A. F. : L'Anel est précisément le lieu de rencontre entre ces générations, où l'on débat des problématiques qui nous réunissent plutôt que de celles qui nous divisent, pour promouvoir nos éditeurs et assurer le rayonnement de nos auteurs. Sur la scène nationale, nous voulons mettre en avant les auteurs locaux, la littérature québécoise dont nous n'avons pas à avoir honte. Nous avons aussi besoin de nous ouvrir sur le marché international. Nous avons été invités d'honneur du Marché de la poésie, à Paris, et du Salon du livre de Genève en 2018, avec beaucoup de succès. Dany Laferrière est à l'Académie française. Beaucoup d'auteurs québécois sont présents en France à travers des maisons françaises ou directement par leur éditeur québécois comme La Peuplade, Le Quartanier ou La Pastèque. Cela nous conduit à toutes sortes de programmes en France comme dans d'autres pays francophones tel le Maroc. Et nous préparons activement « Canada 2020 », l'invitation d'honneur du Canada à la prochaine foire de Francfort.

Quels sont vos objectifs pour « Canada 2020 » ?

A. F. :Nous voulons profiter de la visibilité octroyée par Francfort pour promouvoir nos auteurs sur la scène internationale. La moitié des livres produits par les éditeurs canadiens sont en français. Nous entendons faire reconnaître cette spécificité, qui intéresse aussi les éditeurs canadiens anglais confrontés à la concurrence américaine. Beaucoup d'événements seront organisés en communs, mais nous sommes aidés pour aller au-delà, mettre en avant tout au long de l'année en Allemagne le fait québécois, de la Foire du livre de Leipzig à Lit.Cologne.

Vous accueillez aussi des éditeurs internationaux au Québec à travers un fellowship.

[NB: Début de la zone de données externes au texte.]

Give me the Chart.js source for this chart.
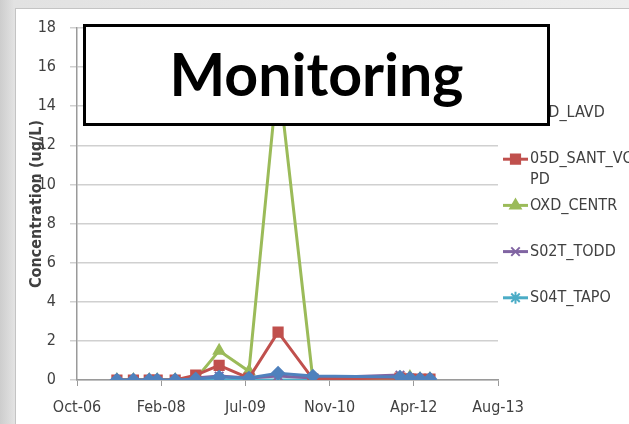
<!DOCTYPE html>
<html>
<head>
<meta charset="utf-8">
<script src="https://cdn.jsdelivr.net/npm/chart.js@4/dist/chart.umd.min.js"></script>
<style>
  body { margin: 0; width: 629px; height: 424px; overflow: hidden;
         background: linear-gradient(to right, #cdcdcd 0px, #e2e2e2 14px, #ededed 100%); }
  #frame { position: absolute; left: 15px; top: 8px; width: 640px; height: 440px;
           background: #fff; border: 1px solid #c4c4c4; }
  #c { position: absolute; left: 0; top: 0; }
  #title { position: absolute; left: 83px; top: 24px; width: 461px; height: 92px;
           border: 3px solid #000; background: #fff; display: flex; align-items: center;
           justify-content: center; font-family: Lato, "DejaVu Sans", sans-serif;
           font-weight: 700; font-size: 59px; color: #000; padding-bottom: 4px; box-sizing: content-box; }
</style>
</head>
<body>
<div id="frame"></div>
<canvas id="c" width="629" height="424"></canvas>
<div id="title">Monitoring</div>
<script>
// sample dates
var dates = ['2007-06-04', '2007-09-10', '2007-12-13', '2008-01-29', '2008-05-15', '2008-09-14', '2009-01-31',
             '2009-07-27', '2010-01-16', '2010-08-11', '2012-01-10', '2012-03-09', '2012-05-08', '2012-07-06'];

var lavd  = [0, 0, 0, 0, 0, 0.05, 0.15, 0.1, 0.35, 0.2, 0.15, 0.1, 0.05, 0.05];
var sant  = [0, 0, 0, 0, 0, 0.25, 0.75, 0.1, 2.45, 0.05, 0.1, 0.05, 0.05, 0.05];
var centr = [0, 0, 0, 0, 0, 0.05, 1.5, 0.45, 15.7, 0, 0.1, 0.15, 0.05, 0.05];
var todd  = [0, 0, 0, 0, 0, 0.1, 0.2, 0.1, 0.2, 0.1, 0.25, 0.1, 0.05, 0.05];
var tapo  = [0, 0, 0, 0, 0, 0, 0, 0, 0, 0, 0.05, 0.05, 0.05, 0.05];

var seriesNames = ['05D_LAVD', '05D_SANT_VCWPD', 'OXD_CENTR', 'S02T_TODD', 'S04T_TAPO'];

// x axis in Excel date serials, ticks every 500 days
var xMin = 39000, xMax = 41500, xStep = 500;
var yMin = 0, yMax = 18, yStep = 2;

var months = ['Jan', 'Feb', 'Mar', 'Apr', 'May', 'Jun', 'Jul', 'Aug', 'Sep', 'Oct', 'Nov', 'Dec'];

function toSerial(iso) {
    return Date.parse(iso) / 86400000 + 25569;
}
function serialLabel(v) {
    var d = new Date((v - 25569) * 86400000);
    return months[d.getUTCMonth()] + '-' + String(d.getUTCFullYear()).slice(2);
}
function points(vals) {
    return dates.map(function(d, i) { return { x: toSerial(d), y: vals[i] }; });
}

var narrow = "'Liberation Sans Narrow', 'DejaVu Sans Condensed', sans-serif";

function series(label, vals, color, style, radius) {
    return {
        label: label,
        data: points(vals),
        borderColor: color,
        backgroundColor: color,
        borderWidth: 3,
        pointStyle: style,
        pointRadius: radius,
        pointBorderWidth: 2,
        tension: 0
    };
}

// legend names longer than this wrap onto a second line, like the excel legend
var wrapAt = 12;

var legendPlugin = {
    id: 'sideLegend',
    afterDraw: function(chart) {
        var ctx = chart.ctx;
        var area = chart.chartArea;
        var x0 = area.right + 5;
        var y0 = area.top + 85;
        ctx.save();
        ctx.font = '16px ' + narrow;
        ctx.textBaseline = 'middle';
        chart.data.datasets.forEach(function(ds, i) {
            var y = y0 + i * 46.2;
            ctx.strokeStyle = ds.borderColor;
            ctx.fillStyle = ds.backgroundColor;
            ctx.lineWidth = 3;
            ctx.beginPath();
            ctx.moveTo(x0, y);
            ctx.lineTo(x0 + 25, y);
            ctx.stroke();
            ctx.lineWidth = 2;
            Chart.helpers.drawPoint(ctx, { pointStyle: ds.pointStyle, radius: ds.pointRadius, rotation: 0, borderWidth: 2 }, x0 + 12.5, y);
            var lines = [];
            for (var k = 0; k < ds.label.length; k += wrapAt) lines.push(ds.label.slice(k, k + wrapAt));
            ctx.fillStyle = '#404040';
            lines.forEach(function(t, k) { ctx.fillText(t, x0 + 27, y + k * 21); });
        });
        ctx.restore();
    }
};

new Chart(document.getElementById('c'), {
    type: 'line',
    data: {
        datasets: [
            series(seriesNames[0], lavd, '#4F81BD', 'rectRot', 6),
            series(seriesNames[1], sant, '#C0504D', 'rect', 6.5),
            series(seriesNames[2], centr, '#9BBB59', 'triangle', 6),
            series(seriesNames[3], todd, '#8064A2', 'crossRot', 6),
            series(seriesNames[4], tapo, '#4BACC6', 'star', 6)
        ]
    },
    options: {
        responsive: false,
        animation: false,
        layout: { padding: { left: 27, right: 131, top: 28, bottom: 0 } },
        plugins: { legend: { display: false }, tooltip: { enabled: false } },
        scales: {
            x: {
                type: 'linear',
                min: xMin, max: xMax,
                afterFit: function(s) { s.height = 44; },
                ticks: { stepSize: xStep, padding: 12, color: '#404040', font: { family: narrow, size: 16 },
                         maxRotation: 0, callback: function(v) { return serialLabel(v); } },
                grid: { drawOnChartArea: false, tickLength: 6, color: '#9a9a9a', lineWidth: 1 },
                border: { color: '#9a9a9a', width: 1.5 }
            },
            y: {
                min: yMin, max: yMax,
                afterFit: function(s) { s.width = 50; },
                ticks: { stepSize: yStep, padding: 14, color: '#404040', font: { family: narrow, size: 16 } },
                grid: { color: '#d0d0d0', lineWidth: 1.5, tickLength: 7 },
                border: { color: '#9a9a9a', width: 1.5 },
                title: { display: true, text: 'Concentration (ug/L)', color: '#404040', padding: 0,
                         font: { family: narrow, size: 16, weight: 'bold' } }
            }
        }
    },
    plugins: [legendPlugin]
});
</script>
</body>
</html>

A. F. : C'est une formule à la mode dans l'édition internationale car elle permet de sensibiliser les éditeurs à une production nationale dans une période de globalisation. Nous avons commencé en 2014 avec 8 éditeurs invités. Pour notre 6e fellowship, cette année, avec une quinzaine d'éditeurs qui découvrent ici une littérature américaine qu'ils ne connaissent pas pendant la semaine du Salon du livre de Montréal, nous avons reçu plus de 100 candidatures.

Le marché du livre québécois bénéficie-t-il de la bonne orientation de l'économie canadienne ?

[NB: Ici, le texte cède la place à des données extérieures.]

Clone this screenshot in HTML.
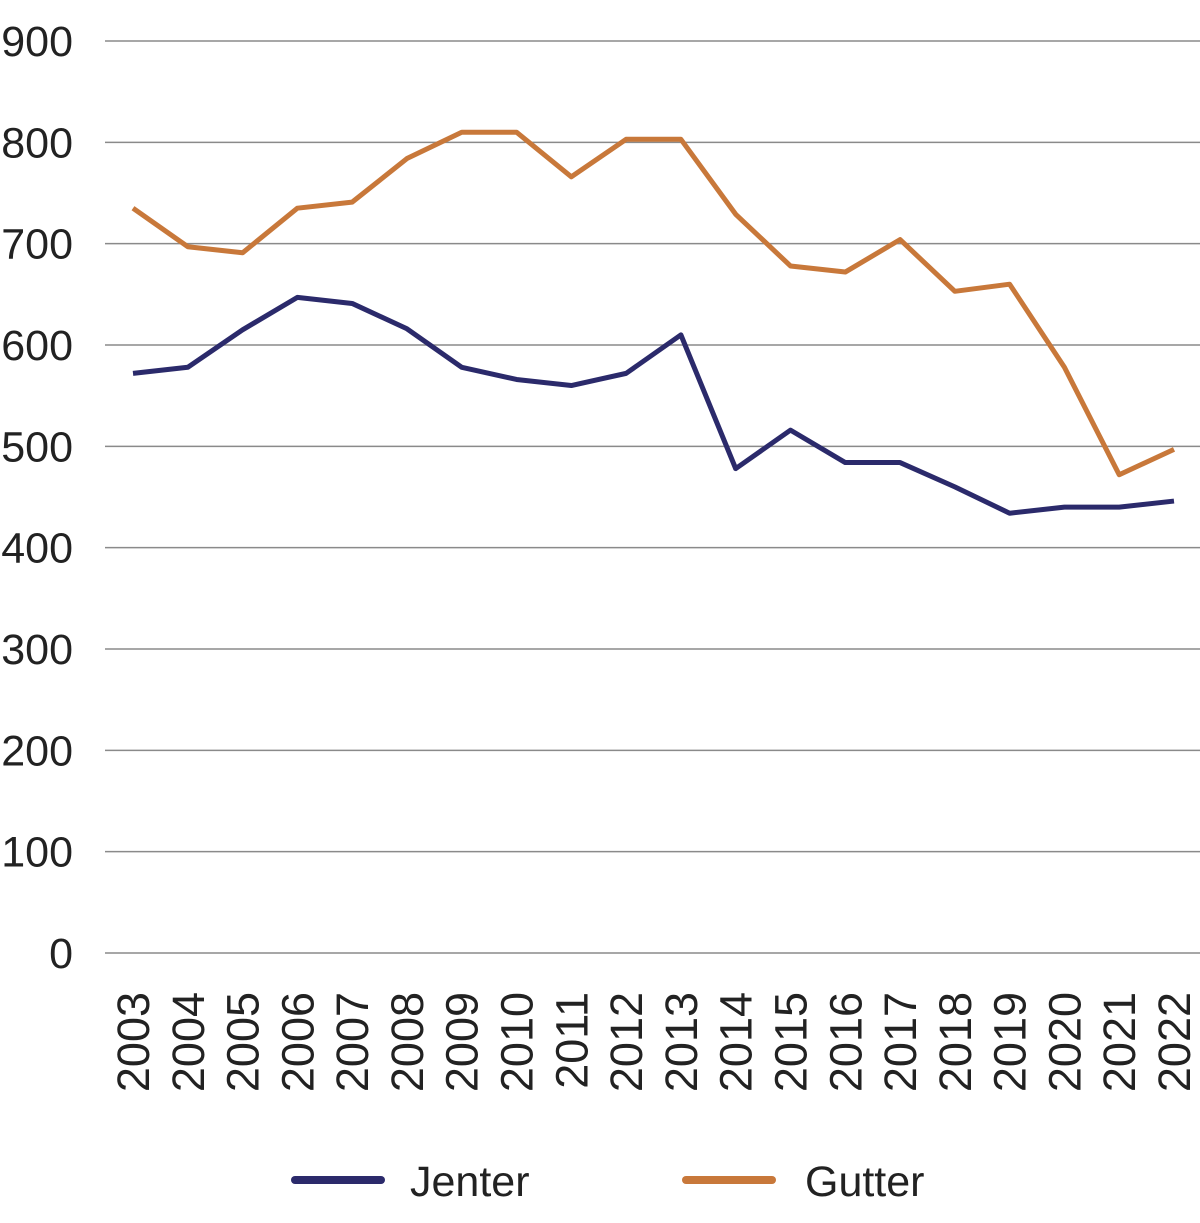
<!DOCTYPE html>
<html><head><meta charset="utf-8">
<style>
html,body{margin:0;padding:0;background:#fff;}
svg{display:block;font-family:"Liberation Sans",sans-serif;}
</style></head>
<body>
<svg id="chart" width="1200" height="1223" viewBox="0 0 1200 1223" xmlns="http://www.w3.org/2000/svg"></svg>
<script>
const years = ["2003","2004","2005","2006","2007","2008","2009","2010","2011","2012","2013","2014","2015","2016","2017","2018","2019","2020","2021","2022"];
const jenter = [572,578,615,647,641,616,578,566,560,572,610,478,516,484,484,460,434,440,440,446];
const gutter = [735,697,691,735,741,784,810,810,766,803,803,729,678,672,704,653,660,578,472,497];
const yTicks = [0,100,200,300,400,500,600,700,800,900];

const svg = document.getElementById('chart');
const NS = 'http://www.w3.org/2000/svg';
const y = v => 953 - v * (953 - 41) / 900;
const x = i => 133 + i * (1174 - 133) / (years.length - 1);
function mk(tag, attrs){const e=document.createElementNS(NS,tag);for(const k in attrs)e.setAttribute(k,attrs[k]);svg.appendChild(e);return e;}

yTicks.forEach(t=>{
  const l = mk('line',{x1:105,x2:1200,y1:y(t),y2:y(t),stroke:'#8a8a8a','stroke-width':1.5});
  
  
  const tx = mk('text',{x:73,y:y(t)+15,'text-anchor':'end','font-size':43,fill:'#222'});
  tx.textContent = t;
  
  
});

years.forEach((yr,i)=>{
  const tx = mk('text',{x:0,y:0,'text-anchor':'end','font-size':45,fill:'#222',transform:`translate(${x(i)+16},992) rotate(-90)`});
  tx.textContent = yr;
  
  
});

function series(vals,color,name){
  const p = mk('polyline',{points:vals.map((v,i)=>x(i)+','+y(v)).join(' '),fill:'none',stroke:color,'stroke-width':5,'stroke-linejoin':'round'});
  
  
}
series(gutter,'#c8783a','series-gutter');
series(jenter,'#2b2a6b','series-jenter');

const l1 = mk('line',{x1:295,x2:381,y1:1180,y2:1180,stroke:'#2b2a6b','stroke-width':8,'stroke-linecap':'round'});


const t1 = mk('text',{x:410,y:1196,'font-size':43,fill:'#222'});
t1.textContent='Jenter';


const l2 = mk('line',{x1:686,x2:772,y1:1180,y2:1180,stroke:'#c8783a','stroke-width':8,'stroke-linecap':'round'});


const t2 = mk('text',{x:805,y:1196,'font-size':43,fill:'#222'});
t2.textContent='Gutter';


</script>
</body></html>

A. F. :Au Québec, la santé économique a été rétablie au prix de grosses restructurations, de coupes dans les infrastructures, de compressions dans le social et les équipements publics. Mais cette politique porte ses fruits. Le gouvernement veut redonner du pouvoir d'achat à Monsieur et Madame Toulemonde et ceux-ci en consacrent logiquement une part aux livres. Cela profite aux libraires, et donc à l'ensemble de la chaîne du livre même si les ventes ont fortement reculé dans la grande distribution.

Les libraires n'ont cependant pas participé au Salon du livre de Montréal cette année, en raison de son déplacement progressif vers la fin novembre, à des dates qu'ils jugent trop proches des fêtes de fin d'année.

A. F. : Pour l'Anel, le Salon du livre de Montréal est un moment essentiel pour créer un lien privilégié entre les auteurs et leurs lecteurs. Ses dates historiques de la mi-novembre nous conviennent parfaitement. Le report à la fin novembre, imposé par le Palais des Congrès, où le SLM devra être organisé à partir de l'an prochain, pose des problèmes non seulement aux libraires mais aussi aux éditeurs. Mais le plus important, c'est que le salon se tienne. Et huit jours de décalage, c'est tout de même moins grave que six mois comme à Genève.